In all four cases, the Court observed that, where a general policy or measure had disproportionately prejudicial effects on a particular group, it was not excluded that this might be considered as discriminatory notwithstanding that it is not specifically aimed or directed at that group.
However, even though statistically it appeared that the majority of people shot by the security forces were from the Catholic or nationalist community, the Court did not consider that statistics could in themselves disclose a practice which could be classified as discriminatory within the meaning of Article 14.
There was no evidence before the Court which would entitle it to conclude that any of those killings, save the four which resulted in convictions, involved the unlawful or excessive use of force by members of the security forces. The Court therefore found that there had been no violation of Article 14.
The Court noted that, in Hugh Jordan and McKerr, the applicants had lodged civil proceedings, which were still pending and, in Kelly & Others, seven of the applicants had lodged civil proceedings, of which five are still pending, the Hughes family having settled their claims, another family having ceased to pursue their claims and two families not having considered it worthwhile to bring such proceedings.

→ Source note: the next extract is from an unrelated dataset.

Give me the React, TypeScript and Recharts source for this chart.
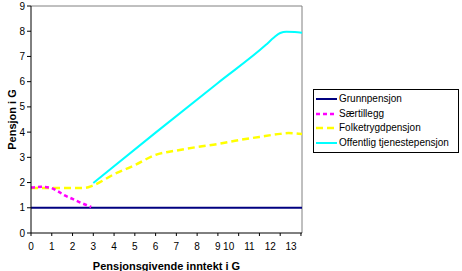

In all three cases, the Court had found no elements which would prevent civil proceedings providing the redress identified above in respect of the alleged excessive use of force.
In Shanaghan, the applicant had lodged civil proceedings, which were still pending and the Court had found no elements which would prevent civil proceedings providing the redress identified above in respect of the alleged collusion by the security forces with the loyalist paramilitaries who killed her son.
In all four cases, regarding the applicants' complaints concerning the investigation into the death carried out by the authorities, these had been examined above under the procedural aspect of Article 2.
The Court therefore found that no separate issue arose and that there had been no violation of Article 13.